MENDACIORUM ORTUS is a visual research and an experiment regarding the development of the medium throughout history and different complexity levels of computer-generated images.
The history of media is a complex process in which all media, including new media, obviously depend upon older media and are in a constant dialectic with them[i]. In 1964, Marshall McLuhan is opening Understanding Media with the statement that the content of any media is always another medium[ii]. However, this relation is a complex two-way activity. The focus of this exploration is the search for the forms that have either detached or emphasized defining characteristics of a certain media, or search for the forms in which an attempt to discard appropriations from other media exists. Virtual, one of the defining characteristics of new media, is emphasized with the algorithmically generated worlds, spaces, objects, environments, and realities, suggesting an alternative reality to the real and, maybe, ‘better than the real’[iii]. The lack of a typical medium, i.e. filmstrip in animation, puts emphasis on the other characteristics of moving images. Within visual experiments, techniques used are typical for both analogue and digital media, various methods are overlapping, and processes and materials are combined.
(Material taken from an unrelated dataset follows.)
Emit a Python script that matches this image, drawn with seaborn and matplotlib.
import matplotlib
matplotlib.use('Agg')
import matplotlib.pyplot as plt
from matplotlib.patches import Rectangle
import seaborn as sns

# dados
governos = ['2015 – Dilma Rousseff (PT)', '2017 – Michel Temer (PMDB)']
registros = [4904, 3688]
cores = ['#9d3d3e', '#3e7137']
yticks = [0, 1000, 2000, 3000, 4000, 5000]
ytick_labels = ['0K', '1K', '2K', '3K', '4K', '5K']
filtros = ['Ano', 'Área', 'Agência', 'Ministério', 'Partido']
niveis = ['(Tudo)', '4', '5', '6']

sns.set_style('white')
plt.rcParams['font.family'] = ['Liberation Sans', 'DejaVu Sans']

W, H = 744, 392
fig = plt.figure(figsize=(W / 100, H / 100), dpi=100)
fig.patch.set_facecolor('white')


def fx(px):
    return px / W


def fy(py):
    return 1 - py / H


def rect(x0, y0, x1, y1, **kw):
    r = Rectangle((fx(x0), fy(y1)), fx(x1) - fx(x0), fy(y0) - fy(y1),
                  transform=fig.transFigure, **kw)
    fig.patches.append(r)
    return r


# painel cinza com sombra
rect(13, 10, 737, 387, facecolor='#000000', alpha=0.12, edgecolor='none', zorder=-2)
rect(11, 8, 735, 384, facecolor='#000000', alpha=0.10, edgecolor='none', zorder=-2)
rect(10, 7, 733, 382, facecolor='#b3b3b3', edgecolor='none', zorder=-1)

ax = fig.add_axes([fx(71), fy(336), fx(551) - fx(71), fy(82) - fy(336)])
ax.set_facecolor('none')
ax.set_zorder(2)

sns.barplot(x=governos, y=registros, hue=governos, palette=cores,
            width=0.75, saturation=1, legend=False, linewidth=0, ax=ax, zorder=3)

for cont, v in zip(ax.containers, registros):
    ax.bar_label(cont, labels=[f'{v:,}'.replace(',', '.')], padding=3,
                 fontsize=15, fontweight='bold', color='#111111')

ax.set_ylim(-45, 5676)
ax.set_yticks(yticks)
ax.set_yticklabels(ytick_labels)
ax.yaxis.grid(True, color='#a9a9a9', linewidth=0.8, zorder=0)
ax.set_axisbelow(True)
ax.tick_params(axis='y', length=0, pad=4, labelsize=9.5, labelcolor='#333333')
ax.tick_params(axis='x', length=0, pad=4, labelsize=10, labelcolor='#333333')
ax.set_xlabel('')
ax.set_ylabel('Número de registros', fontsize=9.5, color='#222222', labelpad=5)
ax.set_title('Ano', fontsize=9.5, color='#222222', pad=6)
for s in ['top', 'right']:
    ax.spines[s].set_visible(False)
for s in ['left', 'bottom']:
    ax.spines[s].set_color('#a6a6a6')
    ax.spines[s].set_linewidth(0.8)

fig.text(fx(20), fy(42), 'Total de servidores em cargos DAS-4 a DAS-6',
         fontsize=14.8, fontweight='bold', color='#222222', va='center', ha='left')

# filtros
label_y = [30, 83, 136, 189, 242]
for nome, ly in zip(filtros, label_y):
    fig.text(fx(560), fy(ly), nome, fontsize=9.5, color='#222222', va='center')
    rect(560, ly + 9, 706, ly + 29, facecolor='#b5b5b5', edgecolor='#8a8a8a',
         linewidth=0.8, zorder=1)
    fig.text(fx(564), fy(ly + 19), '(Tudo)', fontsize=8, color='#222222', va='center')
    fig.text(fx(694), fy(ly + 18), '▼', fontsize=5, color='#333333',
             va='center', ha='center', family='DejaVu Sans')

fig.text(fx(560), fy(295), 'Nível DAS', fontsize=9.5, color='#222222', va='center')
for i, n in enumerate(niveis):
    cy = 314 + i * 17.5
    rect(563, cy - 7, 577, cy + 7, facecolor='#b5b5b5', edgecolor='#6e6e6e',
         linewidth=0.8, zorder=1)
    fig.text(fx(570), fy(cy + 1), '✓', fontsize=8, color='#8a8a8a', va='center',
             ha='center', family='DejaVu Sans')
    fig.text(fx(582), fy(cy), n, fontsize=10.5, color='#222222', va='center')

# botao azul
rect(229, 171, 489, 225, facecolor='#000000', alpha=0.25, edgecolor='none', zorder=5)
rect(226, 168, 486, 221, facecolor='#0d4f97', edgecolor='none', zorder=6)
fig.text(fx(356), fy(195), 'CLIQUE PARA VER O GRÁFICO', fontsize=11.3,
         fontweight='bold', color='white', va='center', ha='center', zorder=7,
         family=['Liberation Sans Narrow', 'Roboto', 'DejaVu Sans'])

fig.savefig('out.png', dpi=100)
MENDACIORUM ORTUS encapsulates diversely generated (procedurally, through algorithms and analogue randomness) static and movable images. Until the ultimate level is reached, where sufficiently creative AI could produce highly aesthetical forms, these artworks outline different levels in partially controlled creation of images. On the first level, the visual properties of premade components from the database are varied, whereby on the second level, mathematical formulas and computer randomness are used as inputs for generating shapes.
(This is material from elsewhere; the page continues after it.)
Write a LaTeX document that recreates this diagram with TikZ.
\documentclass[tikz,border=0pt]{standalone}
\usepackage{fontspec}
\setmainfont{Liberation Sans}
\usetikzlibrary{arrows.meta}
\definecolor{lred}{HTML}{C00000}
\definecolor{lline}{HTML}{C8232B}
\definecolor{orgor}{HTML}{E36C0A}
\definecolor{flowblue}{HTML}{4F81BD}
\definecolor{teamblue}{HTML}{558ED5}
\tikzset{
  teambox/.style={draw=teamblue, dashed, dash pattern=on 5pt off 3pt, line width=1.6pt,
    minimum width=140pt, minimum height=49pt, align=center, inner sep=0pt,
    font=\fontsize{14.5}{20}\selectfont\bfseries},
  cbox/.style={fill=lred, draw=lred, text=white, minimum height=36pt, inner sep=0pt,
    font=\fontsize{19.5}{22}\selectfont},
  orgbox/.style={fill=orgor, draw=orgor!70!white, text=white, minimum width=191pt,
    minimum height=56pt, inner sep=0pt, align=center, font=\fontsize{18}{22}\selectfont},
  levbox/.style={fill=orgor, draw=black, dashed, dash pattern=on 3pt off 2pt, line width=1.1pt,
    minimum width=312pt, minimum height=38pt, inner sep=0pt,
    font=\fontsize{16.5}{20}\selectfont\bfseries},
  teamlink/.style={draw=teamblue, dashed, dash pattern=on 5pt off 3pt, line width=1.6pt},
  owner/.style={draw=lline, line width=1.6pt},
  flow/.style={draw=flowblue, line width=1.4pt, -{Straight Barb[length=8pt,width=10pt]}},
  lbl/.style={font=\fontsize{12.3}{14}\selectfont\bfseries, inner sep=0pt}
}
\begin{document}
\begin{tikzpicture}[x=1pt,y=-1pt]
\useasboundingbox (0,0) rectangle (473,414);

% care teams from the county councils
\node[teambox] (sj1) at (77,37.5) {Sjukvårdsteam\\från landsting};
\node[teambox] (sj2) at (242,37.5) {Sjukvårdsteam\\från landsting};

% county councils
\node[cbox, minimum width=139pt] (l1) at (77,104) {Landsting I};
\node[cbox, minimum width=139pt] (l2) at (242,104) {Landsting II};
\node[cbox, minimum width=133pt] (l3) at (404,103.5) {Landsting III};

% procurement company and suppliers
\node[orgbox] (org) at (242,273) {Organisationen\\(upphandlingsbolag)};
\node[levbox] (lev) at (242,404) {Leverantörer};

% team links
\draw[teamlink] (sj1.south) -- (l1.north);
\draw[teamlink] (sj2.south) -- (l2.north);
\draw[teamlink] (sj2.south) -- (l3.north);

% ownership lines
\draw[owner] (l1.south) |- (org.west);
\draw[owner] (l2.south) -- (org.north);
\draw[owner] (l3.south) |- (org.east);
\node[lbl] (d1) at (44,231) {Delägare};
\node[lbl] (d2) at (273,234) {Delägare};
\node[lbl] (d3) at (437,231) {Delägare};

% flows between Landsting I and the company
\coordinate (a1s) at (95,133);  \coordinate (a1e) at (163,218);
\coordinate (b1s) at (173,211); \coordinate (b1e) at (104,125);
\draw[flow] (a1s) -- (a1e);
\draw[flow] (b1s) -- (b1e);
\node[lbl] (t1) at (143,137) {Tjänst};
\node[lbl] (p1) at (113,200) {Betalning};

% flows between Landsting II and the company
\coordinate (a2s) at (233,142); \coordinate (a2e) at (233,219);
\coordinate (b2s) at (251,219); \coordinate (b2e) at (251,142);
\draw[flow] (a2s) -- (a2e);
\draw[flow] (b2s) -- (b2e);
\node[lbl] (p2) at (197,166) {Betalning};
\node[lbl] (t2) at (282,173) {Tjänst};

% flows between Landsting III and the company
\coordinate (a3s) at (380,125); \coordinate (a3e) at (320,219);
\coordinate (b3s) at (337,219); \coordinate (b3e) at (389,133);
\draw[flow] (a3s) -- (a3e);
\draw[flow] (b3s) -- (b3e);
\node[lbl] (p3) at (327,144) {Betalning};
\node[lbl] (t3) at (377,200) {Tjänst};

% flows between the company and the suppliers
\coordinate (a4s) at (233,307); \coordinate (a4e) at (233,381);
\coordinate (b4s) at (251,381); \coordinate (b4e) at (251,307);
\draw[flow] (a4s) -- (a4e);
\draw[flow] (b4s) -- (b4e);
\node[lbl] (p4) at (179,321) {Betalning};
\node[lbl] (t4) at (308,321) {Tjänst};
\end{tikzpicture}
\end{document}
The final rendering of this research is
inspired, and partly emulates the visual style of two female art and science artists. Anna Atkins
created the first book with photographic illustrations of algae (Photographs
of British Algae: Cyanotype Impressions, 1843), while Maria Sibylla Merian
drew, in a very precise and persistent manner, growth and changes in the world
of animals and plants (Metamorphosis insectorum Surinamensium, 1705. and Erucarum Ortus Alimentum
et Paradoxa Metamorphosis, 1718).
[i] Bolter, J. and Grusin, R. Remediation: understanding new media, Cambridge, Mass. and London: MIT Press, 1999.
[ii] McLuhan, Marshall Understanding Media: the extensions of man, Toronto: McGraw Hill, 1964.
[iii] Lister, Martin, Dovey, Jon, Giddings, Seth, Grant, Iain and Kelly, Kieran New Media: a critical introduction, Routledge, 2009.